You can understand why that would sit well with politicians. Snagging a cabinet position comes with no end of perks — and Ramaphosa just last week bumped public office holders’ remuneration by 2.5%, backdated to April. It’s nowhere near inflation, but it still means a minister earns R2.7m a year, while a deputy clocks in at R2.2m. A bargain-basement MP gets just R1.3m.

As a point of comparison, the national minimum wage of R27.58 an hour, taken over a month, comes to just R4,400-odd. Or about 2% of a cabinet minister’s salary. Let’s hear it for economic inclusion.

Now, the salary is just the start of the ministerial fat. Where housing takes a large chunk out of the pockets of most South Africans, our ministers don’t pay for accommodation: the ministerial handbook grants them a free stay at a state house in a capital of their choice (Pretoria or Cape Town). Official residency in a second state-owned property comes with nominal rent.

And they’re not slumming it either. Last year the DA noted that the 97 mansions in question are worth a collective R967m — working out to an average R10m per home.

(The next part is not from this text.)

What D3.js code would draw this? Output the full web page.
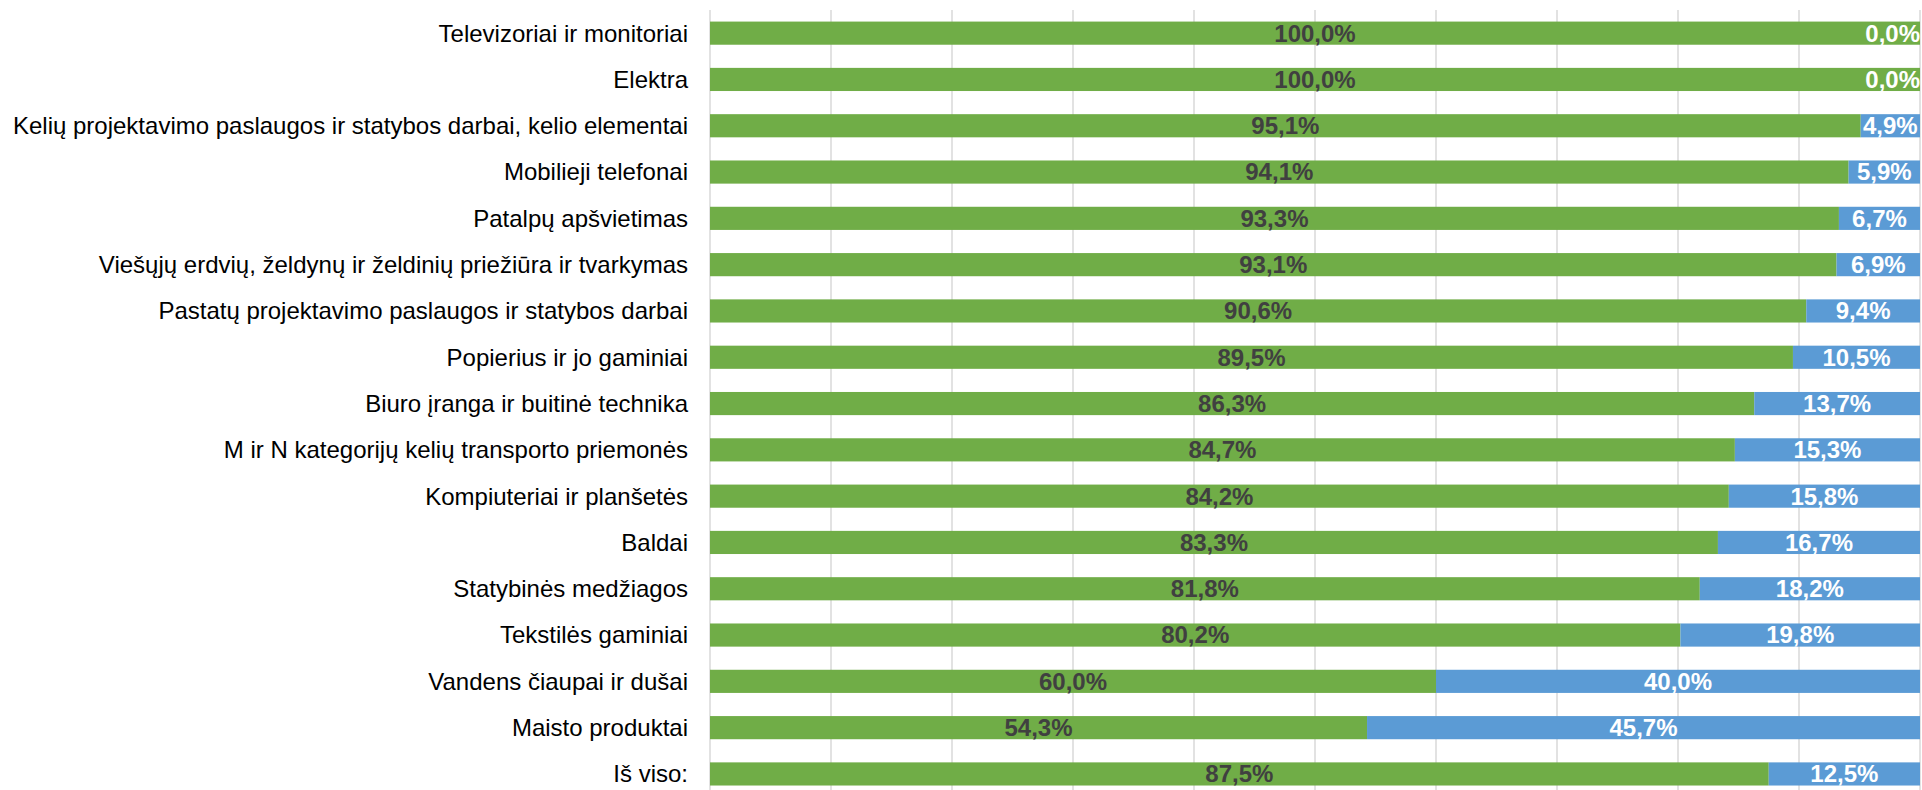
<!doctype html>
<html lang="lt">
<head>
<meta charset="utf-8">
<title>Žaliųjų pirkimų dalis</title>
<script src="https://d3js.org/d3.v7.min.js"></script>
<style>
    html, body { margin: 0; padding: 0; background: #fff; overflow: hidden; }
    svg { display: block; }
</style>
</head>
<body>
<script>
    const categories = [
        "Televizoriai ir monitoriai",
        "Elektra",
        "Kelių projektavimo paslaugos ir statybos darbai, kelio elementai",
        "Mobilieji telefonai",
        "Patalpų apšvietimas",
        "Viešųjų erdvių, želdynų ir želdinių priežiūra ir tvarkymas",
        "Pastatų projektavimo paslaugos ir statybos darbai",
        "Popierius ir jo gaminiai",
        "Biuro įranga ir buitinė technika",
        "M ir N kategorijų kelių transporto priemonės",
        "Kompiuteriai ir planšetės",
        "Baldai",
        "Statybinės medžiagos",
        "Tekstilės gaminiai",
        "Vandens čiaupai ir dušai",
        "Maisto produktai",
        "Iš viso:"
    ]
    const greenValues = [100.0, 100.0, 95.1, 94.1, 93.3, 93.1, 90.6, 89.5, 86.3, 84.7, 84.2, 83.3, 81.8, 80.2, 60.0, 54.3, 87.5]
    const blueValues = [0.0, 0.0, 4.9, 5.9, 6.7, 6.9, 9.4, 10.5, 13.7, 15.3, 15.8, 16.7, 18.2, 19.8, 40.0, 45.7, 12.5]
    const gridTicks = [10, 20, 30, 40, 50, 60, 70, 80, 90, 100]

    const width = 1922
    const height = 790
    const plotLeft = 710, plotRight = 1920, plotTop = 10

    const svg = d3.select("body").append("svg")
        .attr("width", width)
        .attr("height", height)
        .attr("font-family", "'Liberation Sans', Arial, sans-serif")

    let x = d3.scaleLinear().domain([0, 100]).range([plotLeft, plotRight])
    let y = d3.scaleBand()
        .domain(categories)
        .range([plotTop, plotTop + 17 * 46.3])
        .paddingInner(0.5)
        .paddingOuter(0.25)

    // vertical gridlines
    svg.append("g")
        .selectAll("line")
        .data(gridTicks)
        .join("line")
        .attr("x1", d => x(d)).attr("x2", d => x(d))
        .attr("y1", plotTop).attr("y2", height)
        .attr("stroke", "#d9d9d9")
        .attr("stroke-width", 1.5)

    // category axis line
    svg.append("line")
        .attr("x1", x(0)).attr("x2", x(0))
        .attr("y1", plotTop).attr("y2", height)
        .attr("stroke", "#d9d9d9")
        .attr("stroke-width", 1.5)

    const rows = categories.map((c, i) => ({ cat: c, g: greenValues[i], b: blueValues[i] }))

    svg.append("g")
        .selectAll("rect")
        .data(rows)
        .join("rect")
        .attr("x", x(0))
        .attr("y", d => y(d.cat))
        .attr("width", d => x(d.g) - x(0))
        .attr("height", y.bandwidth())
        .attr("fill", "#70ad47")

    svg.append("g")
        .selectAll("rect")
        .data(rows)
        .join("rect")
        .attr("x", d => x(d.g))
        .attr("y", d => y(d.cat))
        .attr("width", d => x(d.g + d.b) - x(d.g))
        .attr("height", y.bandwidth())
        .attr("fill", "#5b9bd5")

    // category labels
    svg.append("g")
        .selectAll("text")
        .data(rows)
        .join("text")
        .attr("x", x(0) - 22)
        .attr("y", d => y(d.cat) + y.bandwidth() / 2)
        .attr("dy", "0.35em")
        .attr("text-anchor", "end")
        .attr("font-size", 24)
        .attr("fill", "#000")
        .text(d => d.cat)

    const fmt = v => v.toFixed(1).replace(".", ",") + "%"

    // value labels
    svg.append("g")
        .selectAll("text")
        .data(rows)
        .join("text")
        .attr("x", d => (x(0) + x(d.g)) / 2)
        .attr("y", d => y(d.cat) + y.bandwidth() / 2)
        .attr("dy", "0.35em")
        .attr("text-anchor", "middle")
        .attr("font-size", 24)
        .attr("font-weight", "bold")
        .attr("fill", "#404040")
        .text(d => fmt(d.g))

    svg.append("g")
        .selectAll("text")
        .data(rows)
        .join("text")
        .attr("y", d => y(d.cat) + y.bandwidth() / 2)
        .attr("dy", "0.35em")
        .attr("text-anchor", "middle")
        .attr("font-size", 24)
        .attr("font-weight", "bold")
        .attr("fill", "#fff")
        .text(d => fmt(d.b))
        .attr("x", function (d) {
            let cx = (x(d.g) + x(d.g + d.b)) / 2
            let w = this.getComputedTextLength()
            return Math.min(cx, plotRight - w / 2)
        })
</script>
</body>
</html>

Not bad when the rent for one of these properties was somewhere in the order of R2,000 in 2019, according to fact-checking outfit Africa Check. (The rental is now determined by the ministers of public works and finance.)

At those homes, the state takes responsibility for security, furniture and appliances, maintenance and landscaping services, domestic services, internet and computer equipment and subscription TV services. Lights and water are free to a limit of R5,000.

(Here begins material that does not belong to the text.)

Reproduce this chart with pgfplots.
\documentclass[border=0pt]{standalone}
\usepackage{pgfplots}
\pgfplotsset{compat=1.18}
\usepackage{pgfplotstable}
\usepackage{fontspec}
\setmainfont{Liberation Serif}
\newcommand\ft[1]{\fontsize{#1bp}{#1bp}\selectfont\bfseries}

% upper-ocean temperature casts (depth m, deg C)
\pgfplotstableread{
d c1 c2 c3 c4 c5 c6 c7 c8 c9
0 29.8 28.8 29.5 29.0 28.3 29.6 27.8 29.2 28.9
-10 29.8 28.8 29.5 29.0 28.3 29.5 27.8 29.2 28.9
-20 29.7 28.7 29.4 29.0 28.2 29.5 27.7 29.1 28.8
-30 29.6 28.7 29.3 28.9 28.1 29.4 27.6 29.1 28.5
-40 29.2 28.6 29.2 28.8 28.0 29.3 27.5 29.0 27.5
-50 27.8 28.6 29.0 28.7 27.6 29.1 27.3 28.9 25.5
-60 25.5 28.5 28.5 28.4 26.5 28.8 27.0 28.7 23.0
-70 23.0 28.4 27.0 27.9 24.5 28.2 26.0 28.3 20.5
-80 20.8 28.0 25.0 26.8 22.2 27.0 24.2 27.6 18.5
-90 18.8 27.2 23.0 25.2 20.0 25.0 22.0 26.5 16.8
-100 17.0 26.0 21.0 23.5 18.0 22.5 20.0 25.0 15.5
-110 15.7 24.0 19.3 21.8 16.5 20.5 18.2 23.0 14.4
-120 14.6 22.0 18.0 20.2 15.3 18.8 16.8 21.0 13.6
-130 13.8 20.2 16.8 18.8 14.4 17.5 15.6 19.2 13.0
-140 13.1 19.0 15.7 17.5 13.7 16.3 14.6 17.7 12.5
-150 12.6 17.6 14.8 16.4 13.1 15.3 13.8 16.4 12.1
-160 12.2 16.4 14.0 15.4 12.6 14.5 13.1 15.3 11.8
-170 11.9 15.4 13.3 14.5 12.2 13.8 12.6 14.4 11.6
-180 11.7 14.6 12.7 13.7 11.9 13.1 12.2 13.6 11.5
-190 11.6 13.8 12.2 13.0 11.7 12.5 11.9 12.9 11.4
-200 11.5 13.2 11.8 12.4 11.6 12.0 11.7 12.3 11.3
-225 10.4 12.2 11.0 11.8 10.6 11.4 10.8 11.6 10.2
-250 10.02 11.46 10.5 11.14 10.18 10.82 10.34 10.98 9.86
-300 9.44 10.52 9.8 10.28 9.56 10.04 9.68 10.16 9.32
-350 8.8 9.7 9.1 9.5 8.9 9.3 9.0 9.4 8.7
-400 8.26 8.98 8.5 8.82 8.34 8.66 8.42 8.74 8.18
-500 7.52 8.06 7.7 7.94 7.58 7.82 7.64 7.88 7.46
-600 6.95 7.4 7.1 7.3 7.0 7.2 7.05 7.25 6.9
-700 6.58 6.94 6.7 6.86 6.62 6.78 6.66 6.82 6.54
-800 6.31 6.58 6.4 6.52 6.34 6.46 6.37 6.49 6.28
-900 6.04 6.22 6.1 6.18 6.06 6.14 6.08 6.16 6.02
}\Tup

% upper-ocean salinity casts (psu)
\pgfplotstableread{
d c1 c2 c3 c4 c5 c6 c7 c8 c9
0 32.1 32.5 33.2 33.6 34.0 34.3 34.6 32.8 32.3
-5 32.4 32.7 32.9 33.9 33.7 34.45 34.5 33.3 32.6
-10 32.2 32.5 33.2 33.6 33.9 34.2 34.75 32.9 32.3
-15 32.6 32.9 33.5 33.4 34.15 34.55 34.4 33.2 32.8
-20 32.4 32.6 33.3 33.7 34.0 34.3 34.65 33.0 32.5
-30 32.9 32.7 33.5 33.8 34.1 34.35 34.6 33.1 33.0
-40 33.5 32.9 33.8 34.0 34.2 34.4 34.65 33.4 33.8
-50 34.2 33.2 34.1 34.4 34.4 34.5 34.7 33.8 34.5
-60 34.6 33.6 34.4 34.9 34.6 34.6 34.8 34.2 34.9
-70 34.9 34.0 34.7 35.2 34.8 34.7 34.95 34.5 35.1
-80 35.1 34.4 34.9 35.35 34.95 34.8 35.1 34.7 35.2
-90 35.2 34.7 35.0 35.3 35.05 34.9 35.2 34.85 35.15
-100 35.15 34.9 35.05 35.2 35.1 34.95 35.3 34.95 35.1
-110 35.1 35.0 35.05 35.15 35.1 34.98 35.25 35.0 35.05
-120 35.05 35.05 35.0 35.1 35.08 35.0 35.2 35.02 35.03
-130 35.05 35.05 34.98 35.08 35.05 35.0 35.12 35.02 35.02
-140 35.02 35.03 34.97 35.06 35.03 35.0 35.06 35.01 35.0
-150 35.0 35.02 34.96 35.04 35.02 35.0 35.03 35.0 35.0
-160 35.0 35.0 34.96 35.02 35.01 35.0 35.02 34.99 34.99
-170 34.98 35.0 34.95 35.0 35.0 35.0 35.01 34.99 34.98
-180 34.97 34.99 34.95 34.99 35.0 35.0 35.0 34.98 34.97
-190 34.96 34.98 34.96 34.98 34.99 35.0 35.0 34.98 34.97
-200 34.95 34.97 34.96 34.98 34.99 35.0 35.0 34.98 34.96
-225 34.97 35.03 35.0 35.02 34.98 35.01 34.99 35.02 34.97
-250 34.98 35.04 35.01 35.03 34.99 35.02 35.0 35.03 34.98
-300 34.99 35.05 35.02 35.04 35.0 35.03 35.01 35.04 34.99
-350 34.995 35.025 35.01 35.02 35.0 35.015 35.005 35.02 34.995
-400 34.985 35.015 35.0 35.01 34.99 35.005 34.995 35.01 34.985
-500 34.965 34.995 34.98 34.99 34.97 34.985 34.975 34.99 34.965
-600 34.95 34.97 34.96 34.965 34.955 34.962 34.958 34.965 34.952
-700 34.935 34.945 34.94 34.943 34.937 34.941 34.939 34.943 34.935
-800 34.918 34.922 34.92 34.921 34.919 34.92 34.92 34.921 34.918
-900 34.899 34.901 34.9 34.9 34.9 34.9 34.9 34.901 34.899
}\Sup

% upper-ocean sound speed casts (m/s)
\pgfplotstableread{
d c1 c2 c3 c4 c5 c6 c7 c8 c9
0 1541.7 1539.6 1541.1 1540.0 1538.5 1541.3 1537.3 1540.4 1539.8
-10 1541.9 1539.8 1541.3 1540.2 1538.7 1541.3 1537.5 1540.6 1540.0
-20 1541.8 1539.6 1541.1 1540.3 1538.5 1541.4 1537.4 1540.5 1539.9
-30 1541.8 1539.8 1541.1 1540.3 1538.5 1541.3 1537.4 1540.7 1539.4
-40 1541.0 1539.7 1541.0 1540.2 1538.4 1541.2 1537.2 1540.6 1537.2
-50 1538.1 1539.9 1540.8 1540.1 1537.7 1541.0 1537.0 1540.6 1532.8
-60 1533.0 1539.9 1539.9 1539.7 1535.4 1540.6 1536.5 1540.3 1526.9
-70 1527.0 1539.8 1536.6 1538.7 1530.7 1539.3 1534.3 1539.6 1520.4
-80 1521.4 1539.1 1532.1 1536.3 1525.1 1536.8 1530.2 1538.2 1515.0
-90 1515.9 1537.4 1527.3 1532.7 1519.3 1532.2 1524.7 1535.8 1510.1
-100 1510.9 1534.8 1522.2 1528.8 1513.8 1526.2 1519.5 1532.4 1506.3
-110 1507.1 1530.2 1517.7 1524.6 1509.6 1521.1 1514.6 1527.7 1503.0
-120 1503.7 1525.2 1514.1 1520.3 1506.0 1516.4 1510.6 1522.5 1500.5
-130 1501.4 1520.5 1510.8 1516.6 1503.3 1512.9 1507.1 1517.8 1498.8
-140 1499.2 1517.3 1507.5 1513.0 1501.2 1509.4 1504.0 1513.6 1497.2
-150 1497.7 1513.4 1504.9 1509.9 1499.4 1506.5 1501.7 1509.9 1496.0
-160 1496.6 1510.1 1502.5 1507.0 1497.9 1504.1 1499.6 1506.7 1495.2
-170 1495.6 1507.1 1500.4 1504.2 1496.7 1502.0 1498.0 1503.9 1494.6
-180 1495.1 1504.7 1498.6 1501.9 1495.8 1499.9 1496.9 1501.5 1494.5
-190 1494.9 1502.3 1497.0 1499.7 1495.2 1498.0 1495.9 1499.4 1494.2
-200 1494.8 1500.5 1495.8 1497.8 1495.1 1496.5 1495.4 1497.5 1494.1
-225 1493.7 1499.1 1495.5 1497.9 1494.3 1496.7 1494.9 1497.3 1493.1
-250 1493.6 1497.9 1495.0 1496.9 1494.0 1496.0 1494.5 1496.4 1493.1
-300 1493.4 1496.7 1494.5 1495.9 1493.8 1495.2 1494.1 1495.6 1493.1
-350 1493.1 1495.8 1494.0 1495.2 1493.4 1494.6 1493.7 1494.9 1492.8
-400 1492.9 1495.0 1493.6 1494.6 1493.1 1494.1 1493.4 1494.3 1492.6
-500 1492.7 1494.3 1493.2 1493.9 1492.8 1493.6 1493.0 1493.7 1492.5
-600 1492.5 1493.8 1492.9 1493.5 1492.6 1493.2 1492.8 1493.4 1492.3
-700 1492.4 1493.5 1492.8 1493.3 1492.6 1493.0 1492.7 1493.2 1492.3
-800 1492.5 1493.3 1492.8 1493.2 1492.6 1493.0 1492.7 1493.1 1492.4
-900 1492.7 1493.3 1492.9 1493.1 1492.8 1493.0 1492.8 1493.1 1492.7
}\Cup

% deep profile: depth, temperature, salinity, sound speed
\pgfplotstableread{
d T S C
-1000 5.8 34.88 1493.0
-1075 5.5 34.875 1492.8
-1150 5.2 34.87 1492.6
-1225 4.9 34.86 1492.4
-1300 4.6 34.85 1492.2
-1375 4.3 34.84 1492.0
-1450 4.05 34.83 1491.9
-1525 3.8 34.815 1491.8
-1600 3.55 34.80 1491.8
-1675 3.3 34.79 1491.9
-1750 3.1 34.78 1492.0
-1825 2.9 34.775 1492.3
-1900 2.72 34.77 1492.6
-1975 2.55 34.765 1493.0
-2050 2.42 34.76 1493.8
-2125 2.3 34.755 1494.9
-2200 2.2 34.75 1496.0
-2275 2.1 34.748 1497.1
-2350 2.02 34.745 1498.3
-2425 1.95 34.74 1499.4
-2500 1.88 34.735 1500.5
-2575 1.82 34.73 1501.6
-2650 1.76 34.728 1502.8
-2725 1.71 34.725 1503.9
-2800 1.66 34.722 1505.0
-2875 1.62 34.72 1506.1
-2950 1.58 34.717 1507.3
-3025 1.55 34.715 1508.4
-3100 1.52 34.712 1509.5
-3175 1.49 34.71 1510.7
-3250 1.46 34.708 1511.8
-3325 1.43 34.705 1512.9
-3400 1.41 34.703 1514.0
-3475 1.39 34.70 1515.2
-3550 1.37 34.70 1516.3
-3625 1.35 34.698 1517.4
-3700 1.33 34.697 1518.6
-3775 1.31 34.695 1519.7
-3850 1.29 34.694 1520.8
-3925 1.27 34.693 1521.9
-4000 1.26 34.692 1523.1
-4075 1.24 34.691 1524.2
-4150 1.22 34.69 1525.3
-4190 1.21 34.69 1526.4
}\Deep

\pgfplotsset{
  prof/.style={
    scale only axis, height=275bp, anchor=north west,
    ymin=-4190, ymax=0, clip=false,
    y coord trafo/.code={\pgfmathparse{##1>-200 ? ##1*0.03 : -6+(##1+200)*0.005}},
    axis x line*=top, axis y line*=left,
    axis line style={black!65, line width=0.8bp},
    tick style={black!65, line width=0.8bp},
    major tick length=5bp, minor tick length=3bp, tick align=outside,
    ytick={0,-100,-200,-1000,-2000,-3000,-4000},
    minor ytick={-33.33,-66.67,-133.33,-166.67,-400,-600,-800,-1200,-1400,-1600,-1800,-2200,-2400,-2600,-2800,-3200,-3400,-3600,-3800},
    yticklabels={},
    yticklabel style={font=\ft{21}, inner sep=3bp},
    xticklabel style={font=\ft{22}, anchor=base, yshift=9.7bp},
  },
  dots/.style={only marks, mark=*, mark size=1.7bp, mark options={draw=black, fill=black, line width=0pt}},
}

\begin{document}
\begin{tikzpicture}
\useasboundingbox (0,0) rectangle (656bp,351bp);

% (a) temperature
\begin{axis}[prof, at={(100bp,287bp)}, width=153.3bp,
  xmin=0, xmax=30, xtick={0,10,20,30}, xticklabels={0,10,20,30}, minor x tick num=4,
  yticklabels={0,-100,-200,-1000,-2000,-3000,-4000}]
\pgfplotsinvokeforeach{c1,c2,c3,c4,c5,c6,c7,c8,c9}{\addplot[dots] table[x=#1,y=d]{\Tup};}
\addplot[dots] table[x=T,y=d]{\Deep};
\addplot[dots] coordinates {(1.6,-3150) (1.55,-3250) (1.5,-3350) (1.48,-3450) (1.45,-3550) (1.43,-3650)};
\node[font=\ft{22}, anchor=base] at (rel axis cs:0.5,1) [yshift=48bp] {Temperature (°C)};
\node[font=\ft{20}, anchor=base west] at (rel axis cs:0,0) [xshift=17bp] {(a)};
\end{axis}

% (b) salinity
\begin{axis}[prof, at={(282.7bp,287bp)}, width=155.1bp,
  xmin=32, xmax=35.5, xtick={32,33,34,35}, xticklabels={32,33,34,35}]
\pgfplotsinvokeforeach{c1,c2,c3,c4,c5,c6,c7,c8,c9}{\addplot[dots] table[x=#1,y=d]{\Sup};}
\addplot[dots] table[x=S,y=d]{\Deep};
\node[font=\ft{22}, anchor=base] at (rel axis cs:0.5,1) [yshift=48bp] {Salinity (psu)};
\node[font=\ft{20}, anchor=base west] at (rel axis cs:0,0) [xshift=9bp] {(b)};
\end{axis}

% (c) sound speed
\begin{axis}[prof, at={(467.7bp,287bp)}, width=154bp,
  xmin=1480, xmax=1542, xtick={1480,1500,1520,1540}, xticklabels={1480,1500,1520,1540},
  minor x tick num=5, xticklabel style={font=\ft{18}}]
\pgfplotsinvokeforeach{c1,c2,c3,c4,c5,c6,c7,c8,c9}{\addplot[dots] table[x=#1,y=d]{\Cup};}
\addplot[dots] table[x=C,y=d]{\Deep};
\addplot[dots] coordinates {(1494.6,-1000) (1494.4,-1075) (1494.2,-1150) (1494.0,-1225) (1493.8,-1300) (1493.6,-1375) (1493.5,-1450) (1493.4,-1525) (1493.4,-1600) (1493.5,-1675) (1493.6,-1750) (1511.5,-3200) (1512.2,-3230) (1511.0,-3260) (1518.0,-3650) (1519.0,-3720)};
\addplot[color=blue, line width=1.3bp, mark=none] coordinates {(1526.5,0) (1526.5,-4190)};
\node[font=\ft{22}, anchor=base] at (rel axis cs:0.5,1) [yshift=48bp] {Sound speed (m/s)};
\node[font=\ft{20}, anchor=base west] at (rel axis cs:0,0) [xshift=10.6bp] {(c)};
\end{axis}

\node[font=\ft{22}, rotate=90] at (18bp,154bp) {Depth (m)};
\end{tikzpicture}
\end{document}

Then there’s the VIP protection, the two cars, valued up to R800,000 each, the VIP lounges and five-star hotels, and 20 domestic flights that ministers and their spouses are eligible for each year.

Last year, based on responses to parliamentary questions, the DA calculated that cabinet ministers cost the taxpayer about R940m a year — factoring in an average R512m on VIP protection, R387m on support staff, R10.18m on international travel, R6.23m on vehicles and R14.5m on alternative electricity, water and security. That’s not counting the other freebies.

We need politicians who combine a modicum of austerity and efficiency — not bloated, often parasitic political elites who serve us so poorly

Eyes not watering yet? You’re also on the hook for ministers who are leaving their offices. According to a Sunday Times report this weekend, the taxpayer will stump up an extra R81m in “exit gratuities” for the 143 MPs and ministers who will not be returning to office come Friday, when the new parliament sits for the first time.

According to the publication, our fearless ex-leaders are entitled to a “loss-of-office compensation” of four months’ pensionable salary for every five-year term served, based on their salary at the time of leaving office.

So, long-serving minister Naledi Pandor will walk away with about R5.2m in additional compensation for just doing her job, while deputy National Assembly speaker Lechesa Tsenoli — represented in the legislature since 1994 — will pocket R4.4m.

Oh, and for the next five years we’ll stump up for 12 air tickets each year for these 143 former politicians to flit around the country.

The problem is, we’re just not getting bang for our buck. Witness a tanking economy, rampant unemployment, poverty, inequality, infrastructural decay, logistical snafus, an education system that’s failing our children, a police service incapable of getting on top of crime, a defence force constantly left in the lurch in the field, the foot-dragging on renewable energy, the endless visa woes … the list goes on. And overlooking all of this sits the cabinet — a political class that’s utterly divorced from the travails of ordinary South Africans.

A desire that unites most voters is to have a government that gets the job done at minimal cost to the fiscus; given the moribund economy, wealth disparities and poverty in the country, we need politicians who combine a modicum of austerity and efficiency — not bloated, often parasitic political elites who serve us so poorly.

As the most significant shake-up in South African politics since 1994 takes form, the country needs public representatives whose first priority is serving the people rather than living large off the fat of the state.